Al cruzar los últimos -quizá los últimos- evacuados de las ruinas de Mariupol hacia la relativa seguridad de la Zaporizhia controlada por los ucranianos, hay angustia, alivio y resiliencia casi por igual. Algunos de los recién llegados tienen la energía necesaria para levantar los brazos en señal de triunfo y gritar Slava Ukraini (Gloria a Ucrania). La mayoría están callados. Unos pocos, sobrecogidos por la emoción, hablan con el mínimo detalle del infierno que han dejado atrás.
Hablan de las semanas que han pasado en la oscuridad en el laberinto de búnkeres bajo la inmensa planta siderúrgica de Azovstal, de los riesgos mortales de aventurarse en la superficie, incluso durante unos minutos, hacia la luz y el aire. Y hablaban de amigos y familiares desaparecidos para siempre, de sus vidas -largas o cortas- cortadas aparentemente al azar.
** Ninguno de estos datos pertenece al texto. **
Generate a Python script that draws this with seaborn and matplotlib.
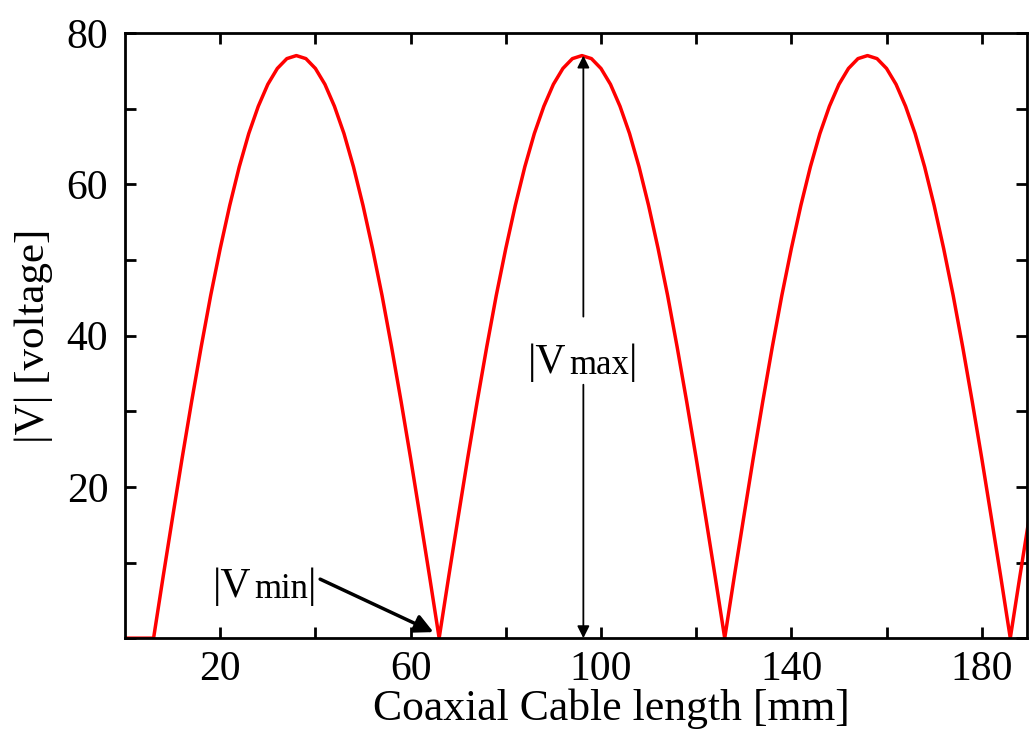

Y cuando se escuchaban estos relatos escuetos y prácticos, no se podía más que maravillarse de la tranquila aceptación de los oradores de lo que había sucedido, y de la sensación de algo parecido a la gratitud por el mero hecho de estar vivo.
Lo peor, probablemente, no lo contaron y quizás nunca lo harán. Uno de los rasgos más extraordinarios de la guerra es el modo en que, una vez pasados los horrores, tantas personas parecen capaces de retomar sus vidas y seguir adelante, sin mencionar nunca la barbarie y las privaciones que han sufrido.